Insights into the photocatalytic activation of peroxymonosulfate by visible light over BiOBr-cyclodextrin polymer complexes for efficient degradation of dye pollutants in water.

Abstract The combination of adsorption-photocatalysis and advanced oxidation processes (AOP) based on sulfate (SO4•−) for the treatment of organic pollution has the advantages of a high degradation rate, affordability, and an absence of secondary pollution. This study combined amphiphilic super-crosslinked porous cyclodextrin resin (PBCD-B-D), bismuth oxybromide (BiOBr), a composite material with dual functions of adsorption and photocatalysis, and AOP based on SO4•− for the treatment of Acid Orange 7 (AO7) in water. The combination of BiOBr/PBCD-B-D (BOP-24) with peroxymonosulfate (PMS) showed an optimal adsorption–photocatalytic effect. Compared to the 24% PBCD-B-D (BOP-24)/visible light system, the degradation efficiency of BOP-24/PMS system for AO7 is increased from 64.1% to 99.2% within shorter time (∼60 min). Moreover, the BOP-24/PMS system showed a wide range of pH application (pH = 3–11). The addition of Cl−, SO42−, and NO3− promoted the photodegradation of AO7, whereas the addition of CO32− did not. The free radical capture experiments of the BOP-24/PMS AO7 degradation system showed that •O2−, h+, •OH, and SO4•− are reactive species.

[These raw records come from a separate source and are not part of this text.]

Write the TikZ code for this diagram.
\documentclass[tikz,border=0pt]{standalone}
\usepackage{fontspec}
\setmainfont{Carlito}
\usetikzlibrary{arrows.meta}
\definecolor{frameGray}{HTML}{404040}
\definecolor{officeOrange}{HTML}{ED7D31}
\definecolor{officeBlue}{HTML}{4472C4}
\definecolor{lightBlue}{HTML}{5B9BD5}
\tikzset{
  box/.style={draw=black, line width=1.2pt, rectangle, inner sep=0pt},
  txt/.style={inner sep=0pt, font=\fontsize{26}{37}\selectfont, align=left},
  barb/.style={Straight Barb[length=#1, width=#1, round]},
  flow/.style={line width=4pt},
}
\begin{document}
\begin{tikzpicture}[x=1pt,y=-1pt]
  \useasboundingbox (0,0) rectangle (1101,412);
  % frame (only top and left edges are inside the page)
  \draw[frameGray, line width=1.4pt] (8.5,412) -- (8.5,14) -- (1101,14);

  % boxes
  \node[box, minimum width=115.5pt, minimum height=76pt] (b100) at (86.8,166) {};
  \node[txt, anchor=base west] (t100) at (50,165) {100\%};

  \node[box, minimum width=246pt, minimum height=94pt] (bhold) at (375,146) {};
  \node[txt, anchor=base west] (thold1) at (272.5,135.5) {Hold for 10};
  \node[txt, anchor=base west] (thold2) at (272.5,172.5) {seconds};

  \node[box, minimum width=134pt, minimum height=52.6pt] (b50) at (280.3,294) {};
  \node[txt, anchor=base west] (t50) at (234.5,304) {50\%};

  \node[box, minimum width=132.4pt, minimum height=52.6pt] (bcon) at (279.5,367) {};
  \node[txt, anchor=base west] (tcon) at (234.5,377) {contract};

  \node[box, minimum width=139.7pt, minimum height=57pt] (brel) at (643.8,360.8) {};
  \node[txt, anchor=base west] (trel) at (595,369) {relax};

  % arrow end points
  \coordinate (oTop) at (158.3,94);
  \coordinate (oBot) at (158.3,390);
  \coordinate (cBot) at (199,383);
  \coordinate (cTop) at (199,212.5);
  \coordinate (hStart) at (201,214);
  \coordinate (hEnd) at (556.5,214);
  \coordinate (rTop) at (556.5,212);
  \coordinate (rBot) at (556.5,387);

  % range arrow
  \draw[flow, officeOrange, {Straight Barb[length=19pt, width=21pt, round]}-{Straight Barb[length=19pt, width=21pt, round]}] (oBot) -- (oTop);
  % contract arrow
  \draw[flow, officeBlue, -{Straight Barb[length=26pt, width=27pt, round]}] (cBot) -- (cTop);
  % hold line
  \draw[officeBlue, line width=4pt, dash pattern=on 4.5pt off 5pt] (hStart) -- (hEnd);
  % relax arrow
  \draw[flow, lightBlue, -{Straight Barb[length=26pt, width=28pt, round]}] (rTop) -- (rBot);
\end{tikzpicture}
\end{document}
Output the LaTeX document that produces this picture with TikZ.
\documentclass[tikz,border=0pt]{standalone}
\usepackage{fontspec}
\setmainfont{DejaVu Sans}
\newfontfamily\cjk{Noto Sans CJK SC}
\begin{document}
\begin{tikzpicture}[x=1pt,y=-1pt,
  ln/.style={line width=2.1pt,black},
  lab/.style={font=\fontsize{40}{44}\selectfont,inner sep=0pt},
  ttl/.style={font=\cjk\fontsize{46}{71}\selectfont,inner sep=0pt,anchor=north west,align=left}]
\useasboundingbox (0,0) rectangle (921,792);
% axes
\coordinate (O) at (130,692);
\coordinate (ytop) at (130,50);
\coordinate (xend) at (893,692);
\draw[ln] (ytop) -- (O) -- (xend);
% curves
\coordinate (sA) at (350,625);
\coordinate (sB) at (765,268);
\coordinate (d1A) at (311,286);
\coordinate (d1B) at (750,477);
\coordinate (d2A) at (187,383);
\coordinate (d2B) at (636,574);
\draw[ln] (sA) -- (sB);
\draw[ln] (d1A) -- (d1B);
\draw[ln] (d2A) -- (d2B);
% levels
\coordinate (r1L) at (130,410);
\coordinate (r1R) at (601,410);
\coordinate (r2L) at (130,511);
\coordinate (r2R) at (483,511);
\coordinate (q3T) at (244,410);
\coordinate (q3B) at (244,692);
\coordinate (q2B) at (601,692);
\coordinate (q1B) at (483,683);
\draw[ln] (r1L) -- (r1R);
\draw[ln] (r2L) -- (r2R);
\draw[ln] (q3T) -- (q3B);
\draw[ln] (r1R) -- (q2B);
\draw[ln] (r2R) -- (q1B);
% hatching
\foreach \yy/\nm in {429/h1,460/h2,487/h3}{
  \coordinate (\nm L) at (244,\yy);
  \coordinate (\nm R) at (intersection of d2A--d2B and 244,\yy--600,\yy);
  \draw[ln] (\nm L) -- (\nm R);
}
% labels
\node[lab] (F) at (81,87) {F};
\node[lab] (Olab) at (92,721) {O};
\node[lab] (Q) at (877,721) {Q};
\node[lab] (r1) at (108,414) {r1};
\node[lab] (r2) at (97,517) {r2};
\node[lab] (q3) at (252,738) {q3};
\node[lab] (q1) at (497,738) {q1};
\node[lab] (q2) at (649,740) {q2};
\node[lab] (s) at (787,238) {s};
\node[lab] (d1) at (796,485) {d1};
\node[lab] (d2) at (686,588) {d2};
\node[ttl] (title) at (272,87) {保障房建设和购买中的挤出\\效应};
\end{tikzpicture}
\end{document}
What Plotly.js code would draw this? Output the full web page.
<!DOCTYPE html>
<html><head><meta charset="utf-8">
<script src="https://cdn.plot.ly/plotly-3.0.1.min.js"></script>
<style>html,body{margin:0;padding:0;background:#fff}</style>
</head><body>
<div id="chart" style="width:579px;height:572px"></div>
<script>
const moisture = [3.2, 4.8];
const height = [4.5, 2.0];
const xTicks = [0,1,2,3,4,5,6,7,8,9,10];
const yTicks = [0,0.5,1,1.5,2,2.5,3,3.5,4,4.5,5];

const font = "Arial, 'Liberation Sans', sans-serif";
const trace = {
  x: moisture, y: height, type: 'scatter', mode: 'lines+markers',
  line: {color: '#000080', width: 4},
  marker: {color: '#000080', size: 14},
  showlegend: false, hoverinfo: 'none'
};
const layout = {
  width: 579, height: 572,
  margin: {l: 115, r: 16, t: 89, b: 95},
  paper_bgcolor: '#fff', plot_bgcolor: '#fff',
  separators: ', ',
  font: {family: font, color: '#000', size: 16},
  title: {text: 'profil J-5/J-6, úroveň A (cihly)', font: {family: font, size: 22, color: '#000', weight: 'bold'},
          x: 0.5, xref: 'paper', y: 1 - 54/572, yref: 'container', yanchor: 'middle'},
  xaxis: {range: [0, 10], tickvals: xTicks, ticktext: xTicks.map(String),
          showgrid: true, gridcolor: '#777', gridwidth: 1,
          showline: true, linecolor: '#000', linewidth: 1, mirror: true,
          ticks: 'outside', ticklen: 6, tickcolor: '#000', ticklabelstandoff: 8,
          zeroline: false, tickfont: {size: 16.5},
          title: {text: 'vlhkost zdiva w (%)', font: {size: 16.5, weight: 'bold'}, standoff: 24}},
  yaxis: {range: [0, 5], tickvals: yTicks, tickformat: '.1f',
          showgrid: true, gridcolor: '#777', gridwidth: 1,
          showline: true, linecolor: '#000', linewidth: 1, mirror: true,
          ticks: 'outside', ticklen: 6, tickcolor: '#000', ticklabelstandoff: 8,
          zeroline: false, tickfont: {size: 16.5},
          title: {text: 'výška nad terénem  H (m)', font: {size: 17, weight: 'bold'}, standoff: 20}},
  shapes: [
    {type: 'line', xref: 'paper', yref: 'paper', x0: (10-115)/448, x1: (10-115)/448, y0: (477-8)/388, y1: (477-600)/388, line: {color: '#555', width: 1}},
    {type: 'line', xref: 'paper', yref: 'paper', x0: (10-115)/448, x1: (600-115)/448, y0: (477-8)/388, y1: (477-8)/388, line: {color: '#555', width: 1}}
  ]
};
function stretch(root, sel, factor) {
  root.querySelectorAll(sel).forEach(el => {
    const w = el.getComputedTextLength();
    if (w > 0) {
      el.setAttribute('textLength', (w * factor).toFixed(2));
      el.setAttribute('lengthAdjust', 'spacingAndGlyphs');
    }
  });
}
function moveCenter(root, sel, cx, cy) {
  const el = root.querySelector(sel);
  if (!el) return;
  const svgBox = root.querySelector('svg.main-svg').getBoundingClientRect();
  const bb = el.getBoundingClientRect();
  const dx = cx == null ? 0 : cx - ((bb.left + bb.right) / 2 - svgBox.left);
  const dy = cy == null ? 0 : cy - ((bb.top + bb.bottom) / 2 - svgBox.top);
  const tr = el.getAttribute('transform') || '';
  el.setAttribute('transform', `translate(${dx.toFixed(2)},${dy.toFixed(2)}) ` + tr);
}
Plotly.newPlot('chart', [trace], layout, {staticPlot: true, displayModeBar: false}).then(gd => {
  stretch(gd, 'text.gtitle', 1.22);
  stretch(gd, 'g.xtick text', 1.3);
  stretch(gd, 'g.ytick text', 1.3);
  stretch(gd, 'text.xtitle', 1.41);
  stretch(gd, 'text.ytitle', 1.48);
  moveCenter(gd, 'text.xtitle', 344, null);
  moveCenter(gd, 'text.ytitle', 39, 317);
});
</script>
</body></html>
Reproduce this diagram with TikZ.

The proposed BOP-24 system used adsorption and a unique cavity structure to enrich AO7 near the active site, thereby reducing the path for PMS activation. PMS also acted as an electron (e−) acceptor to promote the transfer of part of e− to PMS, thereby further improving the efficiency of carrier separation. The proposed system is an effective method to improve the degradation of pollutants and broadens the range of application of SO4•−-based AOP technology.